題目描述

傳送門

求 \(\sum\limits_{i=1}^ngcd(\sqrt[3]{i},i)\)

\(n \leq 10^{30}\)

分析

毒瘤題，讀入和計算要用 \(int128\)

首先列舉 \(\sqrt[3]{i}\) 的值

\(\sum\limits_{d=1}^{\sqrt[3]{n}}\sum\limits_{i=1}^n[\sqrt[3]{i}=d]gcd(i,d)\)

方框裡的那一個條件就等價於 \(d^3 \leq i <(d+1)^3\)

式子變為 \(\sum\limits_{d=1}^{\sqrt[3]{n}}\sum\limits_{i=d^3}^{min((d+1)^3-1,n)}gcd(i,d)\)

令 \(r=\sqrt[3]{n}\)，把 \(min\) 拆掉

\(\sum\limits_{d=1}^{r-1}\sum\limits_{i=d^3}^{(d+1)^3-1}gcd(i,d)+\sum\limits_{i=r^3}^{n}gcd(r,i)\)

先考慮如何求出求 \(\sum\limits_{i=1}^ngcd(a,i)\)

\(\begin{aligned} \sum\limits_{i=1}^ngcd(a,i) &=\sum\limits_{d|a}d\sum\limits_{i=1}^{n/d}[gcd(i,a/d)=1] \\&= \sum\limits_{d|a}d\sum\limits_{i=1}^{n/d}\sum\limits_{k|gcd(i,a/d)}\mu(k)\\&= \sum\limits_{d|a}d\sum\limits_{k|(a/d)}\mu(k)\frac{n}{kd}\\&=\sum\limits_{T|a}\frac{n}{T}\sum\limits_{d|T}\mu(d)\frac{T}{d}\\ &=\sum\limits_{T|a}\frac{n}{T}\varphi(T) \end{aligned}\)

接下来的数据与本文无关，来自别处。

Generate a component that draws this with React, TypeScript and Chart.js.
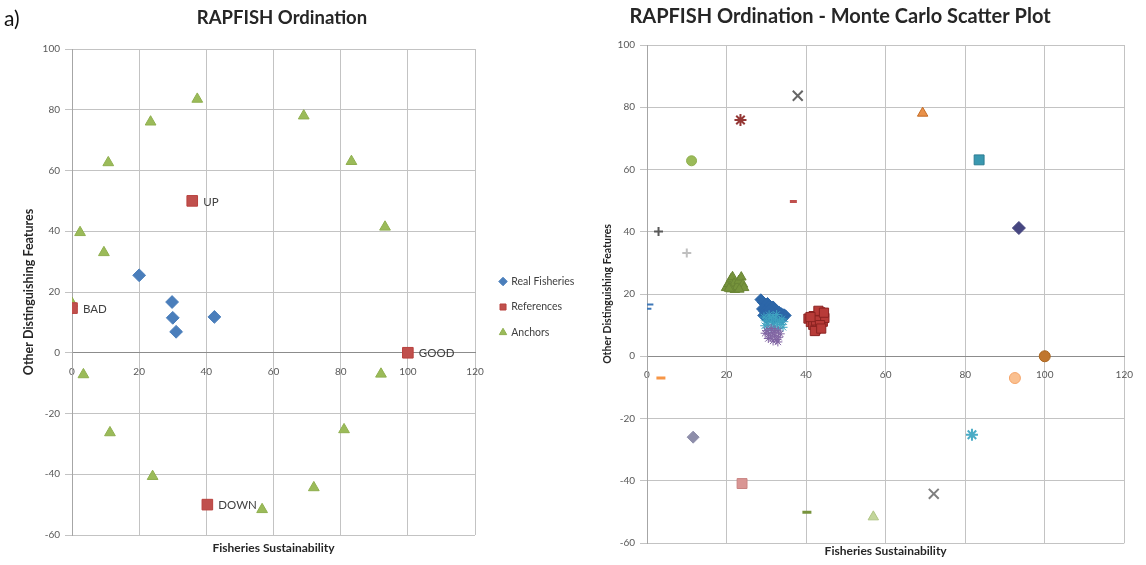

\(\begin{aligned}& \sum\limits_{d=1}^{r-1}\sum\limits_{i=d^3}^{(d+1)^3-1}gcd(i,d)+\sum\limits_{i=r^3}^{n}gcd(r,i)\\ &=\sum\limits_{d=1}^{r-1}\sum\limits_{T|d}\varphi(T)(\frac{(d+1)^3-1}{T}-\frac{d^3-1}{T})+\sum\limits_{T|r}\varphi(T)(\frac{n}{T}-\frac{r^3-1}{T}) \end{aligned}\)

後面的這一部分就可以暴力去計算了

前面的這一部分可以繼續化簡

\(\begin{aligned}&\sum\limits_{d=1}^{r-1}\sum\limits_{T|d}\varphi(T)(\frac{(d+1)^3-1}{T}-\frac{d^3-1}{T})\\ &=\sum\limits_{d=1}^{r-1}\sum\limits_{T|d}\varphi(T)(\frac{(d+1)^3-1}{T}-\frac{d^3-1}{T})\\&=\sum\limits_{T=1}^{r-1}\varphi(T)\sum\limits_{d=1}^{(r-1)/T}(\frac{(dT+1)^3-1}{T}-\frac{(dT)^3-1}{T})\\&=\sum\limits_{T=1}^{r-1}\varphi(T)\sum\limits_{d=1}^{(r-1)/T}3Td^2+3d+1\end{aligned}\)

這三項可以分別用杜教篩求解

\(\sum\limits_{T=1}^{r-1}T\varphi(T)\sum\limits_{d=1}^{(r-1)/T}3d^2+\sum\limits_{T=1}^{r-1}\varphi(T)\sum\limits_{d=1}^{(r-1)/T}(3d+1)\)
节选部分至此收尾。